Jules Taylor / Mountain Time / May 2018
RIYL: The Forecast, The Shouting Matches, Pearl Jam
Upon first glance at Jules’ Taylor’s debut “Mountain Time,” you would think you’re about to embark on the musical equivalent of a Quentin Tarantino journey. And save for an obvious lack of bloodshed and racially controversial language, the cover isn’t all that misleading.
Throughout the seven songs of Mountain Time, Taylor takes listeners through a western soundscape at an aptly paced gallop. Lead single and album opener “Pining” introduces us to Taylor’s grungey vocal inflections, eerily similar at times (though, thankfully not too similar) to a young Eddie Vedder, a fact my wife would appreciate way more than I. That’s not to say this is a grunge record – it certainly shares some of the same sensibilities, but ends up having more in common with a band like The Forecast or The Black Keys (if watered down to a more appealing elixir).

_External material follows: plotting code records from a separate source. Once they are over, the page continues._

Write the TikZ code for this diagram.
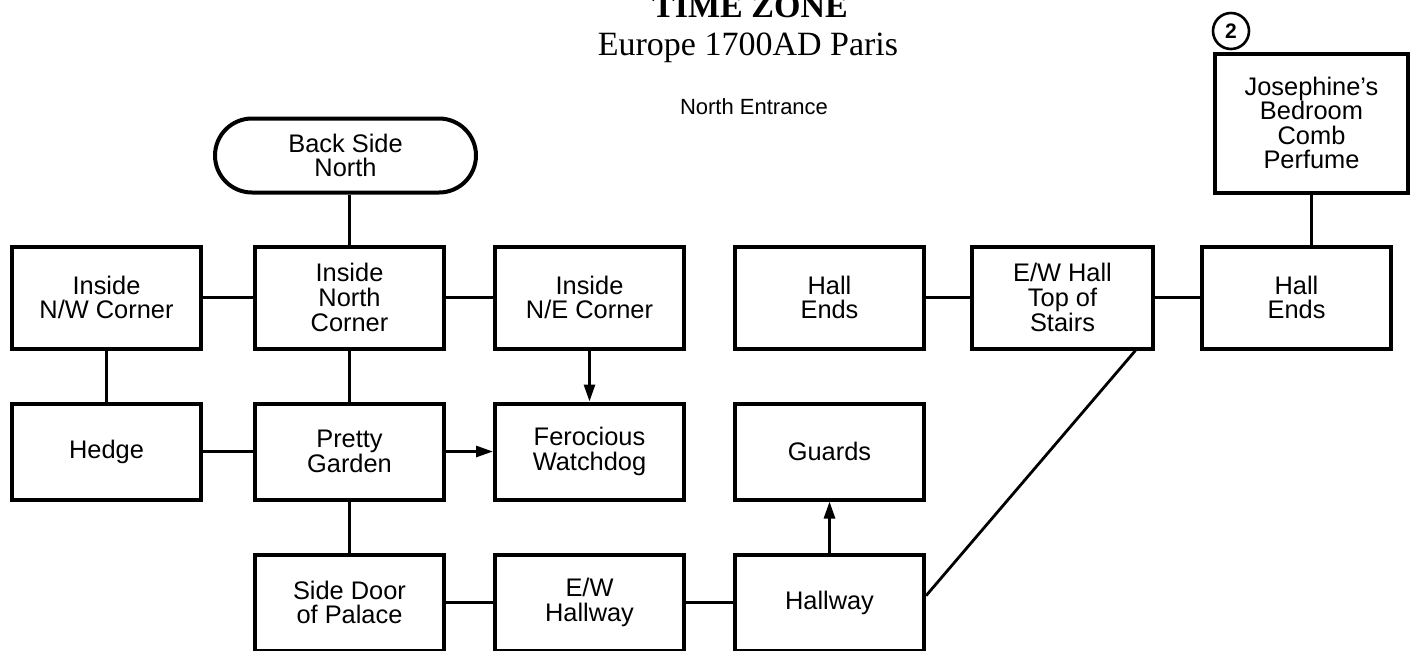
\documentclass[tikz,border=0pt]{standalone}
\usepackage{fontspec}
\setmainfont{Liberation Serif}
\setsansfont{Liberation Sans}
\usepackage{tikz}
\usetikzlibrary{arrows.meta,positioning}

\begin{document}
\begin{tikzpicture}[
  x=0.5pt, y=-0.5pt,
  node distance=25.5pt and 23.5pt,
  room/.style={rectangle, draw, line width=2pt, minimum width=94.5pt,
               minimum height=48pt, align=center, inner sep=2pt,
               font=\sffamily\fontsize{12.7}{12.3}\selectfont},
  toproom/.style={room, minimum height=51pt},
  link/.style={line width=1.4pt},
  arr/.style={-{Triangle[length=8.5pt,width=5.5pt]}, line width=1.4pt}
]
  \useasboundingbox (0,0) rectangle (1420,650);
  \clip (0,0) rectangle (1420,650);

  \node[font=\bfseries\fontsize{17}{17}\selectfont, anchor=base] (zone) at (750,17) {TIME ZONE};
  \node[font=\fontsize{17}{17}\selectfont, anchor=base] (era) at (748,55) {Europe 1700AD Paris};
  \node[font=\sffamily\fontsize{11}{11}\selectfont, anchor=base] (entr) at (754,114) {North Entrance};

  \node[toproom] (nwc) at (106.5,297.5) {Inside\\N/W Corner};
  \node[toproom, right=25pt of nwc] (nc) {Inside\\North\\Corner};
  \node[toproom, right=of nc] (nec) {Inside\\N/E Corner};
  \node[toproom, right=of nec] (hallW) {Hall\\Ends};
  \node[toproom, minimum width=90.5pt, right=22pt of hallW] (ewhall) {E/W Hall\\Top of\\Stairs};
  \node[toproom, right=22.5pt of ewhall] (hallE) {Hall\\Ends};
  \node[room, minimum width=96.5pt, minimum height=69.5pt, above=25pt of hallE,
        xshift=7.5pt] (jos) {Josephine’s\\Bedroom\\Comb\\Perfume};
  \node[circle, draw, line width=1.3pt, minimum size=18pt, inner sep=0pt,
        font=\sffamily\bfseries\fontsize{10.5}{10.5}\selectfont] (mark2) at (1231,31) {2};
  \node[room, minimum width=130.5pt, minimum height=37pt, rounded corners=18.5pt,
        above=25pt of nc, xshift=-2pt] (bsn) {Back Side\\North};

  \node[room, below=of nwc] (hedge) {Hedge};
  \node[room, below=of nc] (pretty) {Pretty\\Garden};
  \node[room, below=of nec] (dog) {Ferocious\\Watchdog};
  \node[room, below=of hallW] (guards) {Guards};
  \node[room, below=of pretty] (side) {Side Door\\of Palace};
  \node[room, below=of dog] (ewway) {E/W\\Hallway};
  \node[room, below=of guards] (hallway) {Hallway};

  \draw[link] (bsn.south -| nc) -- (nc);
  \draw[link] (nwc) -- (nc); \draw[link] (nc) -- (nec);
  \draw[link] (hallW) -- (ewhall); \draw[link] (ewhall) -- (hallE);
  \draw[link] (jos.south) -- (jos.south |- hallE.north);
  \draw[link] (nwc) -- (hedge); \draw[link] (nc) -- (pretty);
  \draw[arr] (nec) -- (dog);
  \draw[link] (hedge) -- (pretty); \draw[arr] (pretty) -- (dog);
  \draw[link] (pretty) -- (side);
  \draw[link] (side) -- (ewway); \draw[link] (ewway) -- (hallway);
  \draw[arr] (hallway) -- (guards);
  \draw[link] (hallway.4) -- (ewhall.-36);
\end{tikzpicture}
\end{document}
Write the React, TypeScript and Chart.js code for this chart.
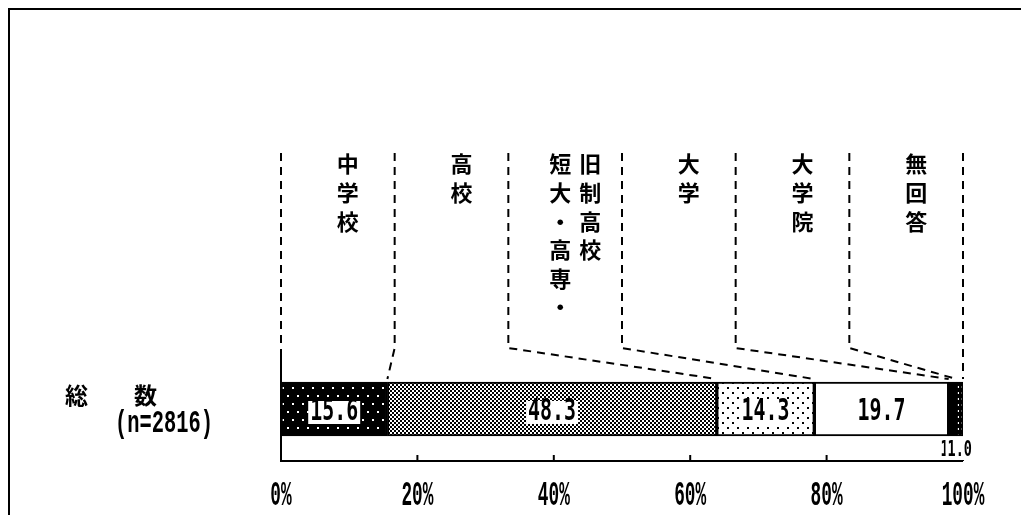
import React, { useEffect, useRef } from 'react';
import { Chart, registerables } from 'chart.js';

Chart.register(...registerables);

// Education level categories, left to right along the bar
const categories = ['中学校', '高校', '短大・高専・旧制高校', '大学', '大学院', '無回答'];
// Vertical header text for each category column (columns read right to left)
const headerColumns: string[][] = [
  ['中学校'],
  ['高校'],
  ['旧制高校', '短大・高専・'],
  ['大学'],
  ['大学院'],
  ['無回答'],
];
// Percent shares
const values = [15.6, 48.3, 14.3, 19.7, 1.1, 1.0];
const rowTitle = '総　　数';
const rowCount = '(n=2816)';
const xTickStep = 20;

const CJK = '"Noto Sans CJK JP", "Noto Sans CJK SC", sans-serif';
const MONO_SERIF = '"Liberation Mono", "DejaVu Sans Mono", monospace';
const MONO_SANS = '"DejaVu Sans Mono", "Liberation Mono", monospace';

function tile(
  ctx: CanvasRenderingContext2D,
  w: number,
  h: number,
  bg: string,
  fg: string,
  dots: [number, number, number][]
): CanvasPattern | string {
  const c = document.createElement('canvas');
  c.width = w;
  c.height = h;
  const g = c.getContext('2d')!;
  g.fillStyle = bg;
  g.fillRect(0, 0, w, h);
  g.fillStyle = fg;
  dots.forEach(([x, y, s]) => g.fillRect(x, y, s, s));
  return ctx.createPattern(c, 'repeat') || bg;
}

// Stretched text helper: baseline-anchored, scaled about its anchor
function drawText(
  ctx: CanvasRenderingContext2D,
  text: string,
  x: number,
  y: number,
  font: string,
  sx: number,
  sy: number,
  align: CanvasTextAlign,
  box = false
) {
  ctx.save();
  ctx.translate(x, y);
  ctx.scale(sx, sy);
  ctx.font = font;
  ctx.textAlign = align;
  ctx.textBaseline = 'alphabetic';
  if (box) {
    const w = ctx.measureText(text).width;
    const left = align === 'center' ? -w / 2 : align === 'right' ? -w : 0;
    ctx.fillStyle = '#ffffff';
    ctx.fillRect(left - 2 / sx, -19 / sy, w + 4 / sx, 23 / sy);
  }
  ctx.fillStyle = '#000000';
  ctx.fillText(text, 0, 0);
  ctx.restore();
}

const overlay = {
  id: 'surveyOverlay',
  afterDraw(chart: any) {
    const ctx: CanvasRenderingContext2D = chart.ctx;
    const xs = chart.scales.x;
    const area = chart.chartArea;
    const bar0 = chart.getDatasetMeta(0).data[0];
    const barTop = bar0.y - bar0.height / 2;
    const barY = bar0.y;

    // cumulative boundaries between segments
    const cum: number[] = [0];
    values.forEach((v) => cum.push(cum[cum.length - 1] + v));

    // dashed guide lines from header columns down to segment boundaries
    ctx.save();
    ctx.strokeStyle = '#000';
    ctx.lineWidth = 2;
    ctx.setLineDash([8, 6]);
    const n = categories.length;
    for (let k = 0; k <= n; k++) {
      const colX = xs.getPixelForValue((100 * k) / n);
      const bx = xs.getPixelForValue(k === n ? 100 : cum[k]);
      ctx.beginPath();
      ctx.moveTo(colX, 153);
      ctx.lineTo(colX, 348);
      ctx.lineTo(bx, barTop - 3);
      ctx.stroke();
    }
    ctx.restore();

    // vertical header text
    ctx.save();
    ctx.fillStyle = '#000';
    ctx.font = `bold 22px ${CJK}`;
    ctx.textAlign = 'center';
    ctx.textBaseline = 'middle';
    headerColumns.forEach((cols, k) => {
      const c0 = xs.getPixelForValue((100 * k) / n);
      const c1 = xs.getPixelForValue((100 * (k + 1)) / n);
      const center = (c0 + c1) / 2 + 10;
      cols.forEach((col, j) => {
        const cx = center + (cols.length - 1) * 15 - j * 30;
        Array.from(col).forEach((ch, i) => {
          ctx.fillText(ch, cx, 164 + i * 28.6);
        });
      });
    });
    ctx.restore();

    // axis lines and upward ticks
    ctx.save();
    ctx.strokeStyle = '#000';
    ctx.lineWidth = 2;
    ctx.beginPath();
    ctx.moveTo(area.left, area.top);
    ctx.lineTo(area.left, area.bottom);
    ctx.lineTo(area.right, area.bottom);
    ctx.stroke();
    xs.ticks.forEach((t: any) => {
      if (t.value === 0) return;
      const px = xs.getPixelForValue(t.value);
      ctx.beginPath();
      ctx.moveTo(px, area.bottom);
      ctx.lineTo(px, area.bottom - 6);
      ctx.stroke();
    });
    ctx.restore();

    // tick labels
    xs.ticks.forEach((t: any) => {
      const px = xs.getPixelForValue(t.value);
      drawText(ctx, `${t.value}%`, px, area.bottom + 44, `bold 24px ${MONO_SERIF}`, 0.74, 1.45, 'center');
    });

    // row label
    ctx.save();
    ctx.fillStyle = '#000';
    ctx.font = `bold 23px ${CJK}`;
    ctx.textAlign = 'left';
    ctx.textBaseline = 'middle';
    ctx.fillText(rowTitle, area.left - 216, barY - 14);
    ctx.restore();
    drawText(ctx, rowCount, area.left - 68, barY + 23, `bold 24px ${MONO_SERIF}`, 0.85, 1.3, 'right');

    // value labels
    values.forEach((v, i) => {
      const el = chart.getDatasetMeta(i).data[0];
      const cx = (el.x + el.base) / 2;
      const txt = v.toFixed(1);
      if (v >= 5) {
        drawText(ctx, txt, cx, barY + 11, `bold 24px ${MONO_SANS}`, 0.83, 1.25, 'center', true);
      } else {
        drawText(ctx, txt, cx - 12, el.y + el.height / 2 + 20, `bold 18px ${MONO_SANS}`, 0.75, 1.15, 'left', i === values.length - 1);
      }
    });
  },
};

export default function App() {
  const ref = useRef<HTMLCanvasElement | null>(null);

  useEffect(() => {
    const canvas = ref.current!;
    const ctx = canvas.getContext('2d')!;
    const fills: (string | CanvasPattern)[] = [
      tile(ctx, 10, 16, '#000000', '#ffffff', [[2, 3, 2], [7, 11, 2]]),
      tile(ctx, 4, 4, '#ffffff', '#000000', [[0, 0, 2], [2, 2, 2]]),
      tile(ctx, 10, 10, '#ffffff', '#000000', [[2, 2, 2], [7, 7, 2]]),
      '#ffffff',
      '#000000',
      tile(ctx, 4, 6, '#000000', '#ffffff', [[1, 2, 2]]),
    ];

    const chart = new Chart(canvas, {
      type: 'bar',
      data: {
        labels: [rowTitle],
        datasets: categories.map((c, i) => ({
          label: c,
          data: [values[i]],
          backgroundColor: fills[i] as any,
          borderColor: '#000000',
          borderWidth: 2,
          borderSkipped: false,
          barThickness: 54,
        })),
      },
      options: {
        indexAxis: 'y',
        animation: false,
        responsive: false,
        maintainAspectRatio: false,
        layout: { padding: { left: 281, right: 58, top: 357, bottom: 0 } },
        plugins: { legend: { display: false }, tooltip: { enabled: false } },
        scales: {
          x: {
            stacked: true,
            min: 0,
            max: 100,
            position: 'bottom',
            ticks: { stepSize: xTickStep, display: false },
            grid: { display: false },
            border: { display: false },
            afterFit: (s: any) => {
              s.height = 54;
            },
          },
          y: { stacked: true, display: false },
        },
      } as any,
      plugins: [overlay],
    });
    return () => chart.destroy();
  }, []);

  return (
    <div style={{ position: 'absolute', left: 0, top: 0, width: 1021, height: 515, overflow: 'hidden', background: '#fff' }}>
      <div
        style={{
          position: 'absolute',
          left: 8,
          top: 8,
          width: 1013,
          height: 507,
          boxSizing: 'border-box',
          borderLeft: '2px solid #000',
          borderTop: '2px solid #000',
        }}
      />
      <canvas ref={ref} width={1021} height={515} style={{ position: 'absolute', left: 0, top: 0 }} />
    </div>
  );
}
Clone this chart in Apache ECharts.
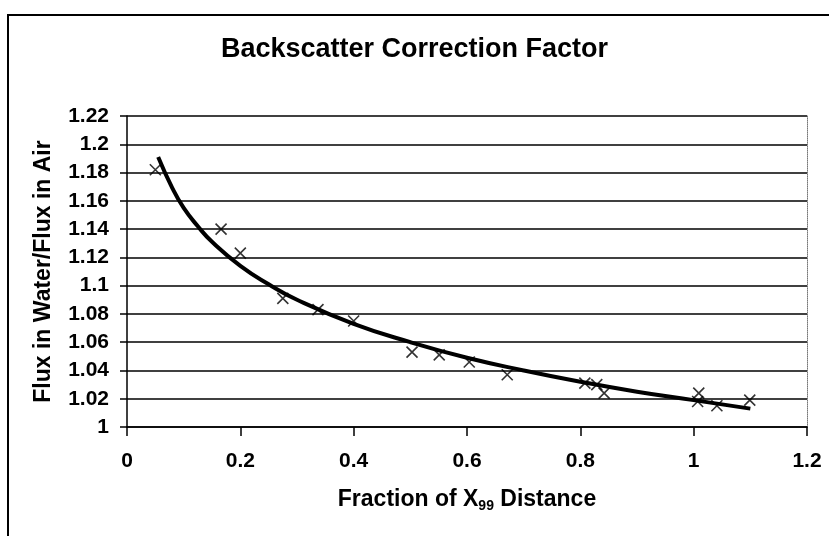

Musically, Mountain Time is stellar. The production is crisp, and the individual songs ebb and flow perfectly within themselves, a fact that Taylor is keenly aware of, indicating that he “stressed over every guitar tone, every part, every lyric and every new instrument [he] picked up.” It is mixed as if you are watching it unfold before you, live in a country-western-themed bar, which 100% works to its advantage. Despite all that, when laid out in sequence, these moderately-paced songs start to come off a bit formulaic. One might argue that he’s found a sound and he’s stuck to it, which wouldn’t be wrong. But it takes six songs before Taylor reveals he’s more than just a one-trick pony, and when that seventh and final track kicks in, it’s admittedly a breath of fresh air.
It is here, on “Carolina King,” where Taylor trades in his twangy, minor-key-obsessed electric guitar for the gentler acoustic he’s holding so effortlessly on the album’s cover. Neither necessarily suit him better than the other, but that’s kind of the point. It is a small hint of proof that Taylor can branch out of his comfort zone and succeed with flying colors when he gives himself the chance.
Mountain Time isn’t something you hear too often nowadays, and I do mean that as a compliment. This is a record I could see my Dad playing through the stereo while working together in my childhood garage. It’s a record to drive through the flat-plained area of the country with. It’s white-collar in blue-collar clothing. And in terms of a solo debut, that’s as good a blueprint as any to build off of going forward.